First, let's start with:

template <bool... List>
struct all;

all is super useful. So are its close relatives any and none. The way you wrote all is fine and works, but doesn't make it easier to write the other two. A good way of writing these out is to use @Columbo's bool_pack trick:

template <bool...> struct bool_pack;

template <bool f, bool... bs>
using all_same = std::is_same<bool_pack<f, bs...>, bool_pack<bs..., f>>;

That's just your helper. You can use that to implement all the rest easily:

template <bool... bs>
using all_of = all_same<true, bs...>;

template <bool... bs>
using none_of = all_same<false, bs...>;

template <bool... bs>
using any_of = std::integral_constant<bool, !none_of<bs...>::value>;

And once we have that, we can reimplement contains as a one-liner:

template <typename Elem, typename... List>
using contains = any_of<std::is_same<Elem, List>::value...>;

Similarly to before, I don't see the value in enable_if_elem. And common_result_of should take the type, not just yield the metafunction:

template <typename F, typename... ArgTypes>
using common_result_of =
    std::common_type_t<std::result_of_t<F(ArgTypes)>::...>;

Although it's more readabile to just stick that in your variant itself:

// no need to use anything in detail::, unless you need to 
// write your own aliases for common_type_t and result_of_t
template <typename F>
using result_of = std::common_type_t<std::result_of_t<F(T)>...>;

Now onto the usage. Throughout, you use these metafunctions in the return type:

template <typename T>
typename enable_if_movable<T>::type operator()(T&& value);

Or as a dummy pointer:

template <typename U>
variant(U const& value,
        typename detail::variant::enable_if_elem<U, T...>::type* = nullptr)

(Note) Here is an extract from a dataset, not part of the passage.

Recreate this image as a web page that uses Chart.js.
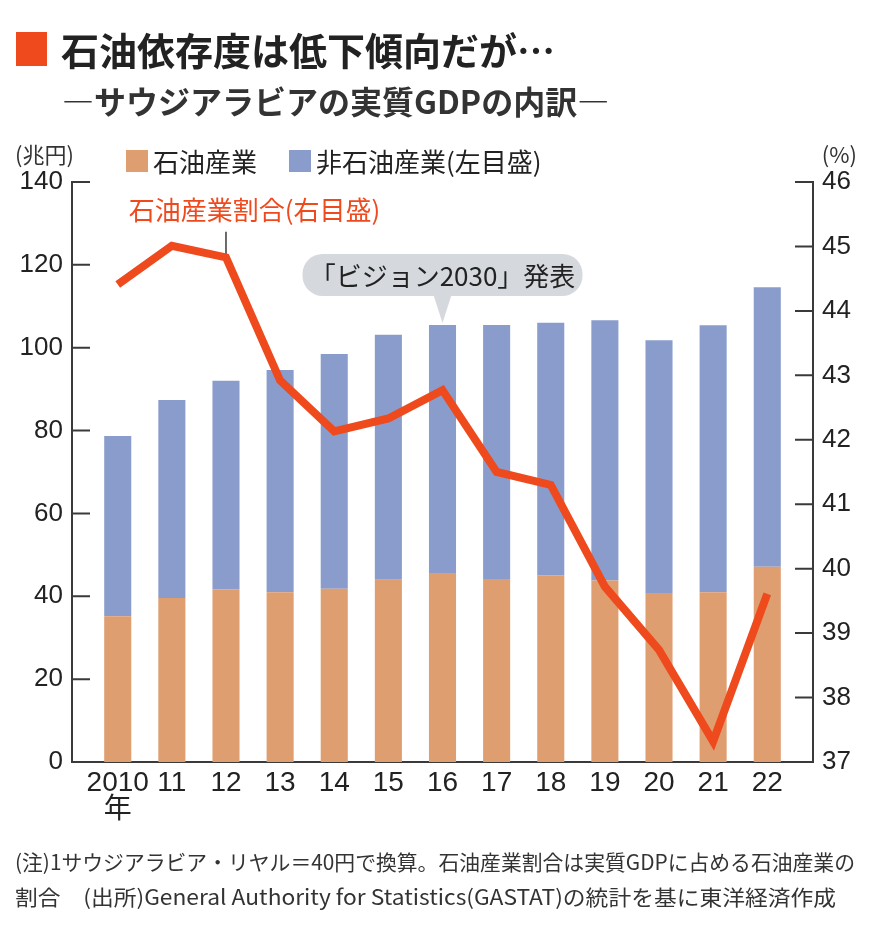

But in both cases, I find it a lot easier to parse complex template expressions if you put the SFINAE logic as an unnamed final template parameter:

template <typename T,
          typename = std::enable_if_t<std::is_move_constructible<T>::value>
          >
void operator()(T&& value);

template <typename U,
          typename = std::enable_if_t<contains<U, T...>::value>
          >
variant(U const& value);

The consistency helps understanding too. The dummy pointer argument is a confusing hack leftover from C++03. There's no need for it anymore. Especially when you need two dummy pointers:

 template <typename U,
           typename = std::enable_if_t<contains<U, T...>::value &&
                                       std::is_move_constructible<U>::value>
           >
 variant(U&& value);

Side note on this guy. It doesn't actually do what you want. This isn't an arbitrary rvalue reference - it's a forwarding reference. In fact, we can even combine the two constructors here in one go:

template <typename U,
          typename V = std::remove_reference_t<U>,
          typename = std::enable_if_t<contains<V, T...>::value &&
                                      std::is_constructible<V, U&&>::value>
          >
variant(U&& value)
: which_{elem_index<V, T...>::value}
{
    new (&storage_) V(std::forward<U>(value));  
}

Note that this also solves another problem with your code - namely that you never check if a class is copy constructible. What if you wanted to stick something like unique_ptr in your variant. Move constructible, but not copy constructible - but you never checked that in your code. Important - otherwise your users would just get cryptic error messages.

I think this concludes the metafunction portion. I will write a review of variant itself a bit later. Hope you find this helpful.